CS 763 Computational Geometry



Objectives

To provide the student with an introduction to the design, analysis, and application of algorithms for geometric problems. Students are expected to have basic knowledge of algorithm design and analysis.

References

Computational Geometry: Algorithms and Applications, by de Berg, van Kreveld, Overmars, and Schwarzkopf, Springer-Verlag, 1997.

Schedule

Three hours of lecture per week.

Outline

Convexity (9 hrs)

Convex hull algorithms in two dimensions. Point-line duality. Applications. Convex polyhedra and convex hull algorithms in three dimensions.

Proximity of Points (6 hrs)

Voronoi diagrams and Delaunay triangulations. Connection to convex hulls. Applications: nearest neighbors, minimum spanning trees.

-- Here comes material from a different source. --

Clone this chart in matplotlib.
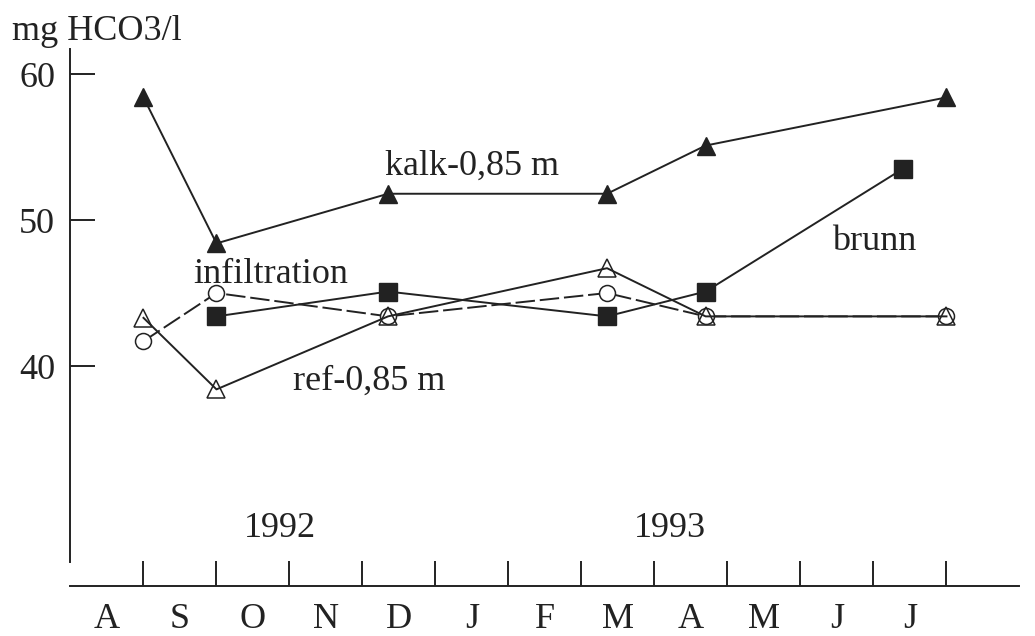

Geometric Optimization (6 hrs)

Linear programming in low dimensions. Prune-and-search and randomized search techniques.

Line Segments, Planar Subdivisions, and Polygons (9 hrs)

Intersection and arrangement of line segments. Plane-sweep and randomized incremental algorithms. Segment trees. Point location data structures. Triangulation of simple polygons. Other problems for polygons: decomposition, visibility, motion planning.

Range Searching (6 hrs)

Orthogonal range trees. Ham-sandwich cuts and partition trees. Random sampling and epsilon-cutting.